# Watch boxes



## Mike2107 (Apr 6, 2020)

Afternoon All.

My collection has now shrunk down to a core 3, Tudor Black Bay Blue Bezel, Meistersinger Circularis Ivory and Oris Artelier Moonphase and I'm in need of a good quality watch box.

Previously I've just kept the top 3 in their own original boxes when not in the rotation but with the odds and ends of the collection now gone I want to keep the top 3 together.

Any recommendations? I find it difficult to judge the quality from just the pictures on Amazon alone. Thanks


----------



## julian2002 (Jun 15, 2018)

There are some really nice 3 watch watch leather rolls available which will also allow travel.

https://www.bosphorusleather.com/products/hexagon-watch-roll-scripto-patina-java-brown-for-three-watches

Alternatively get 3 individual watch winders (even if you don;t use them all - certainly would for the moonphase though) that way you can arrange them as you like - on the flat, small pyramid, etc.
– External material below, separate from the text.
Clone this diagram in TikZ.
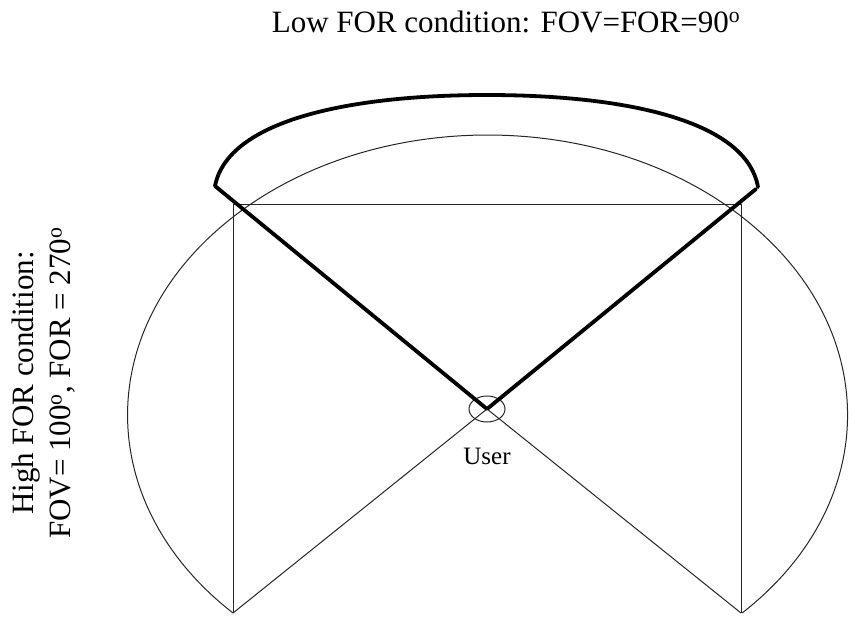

Wolf winders have a good reputation I believe.


----------



## WickerBill (Apr 14, 2020)

I got this and it's fantastic quality. Takes a few weeks to arrive because she makes them to order. I also got some self adhesive felt off eBay for £3 and lined it so no scratches on the bracelets

https://www.etsy.com/uk/listing/576674660/wooden-watch-box-rustic-style-mens-watch?ref=shop_home_feat_3


----------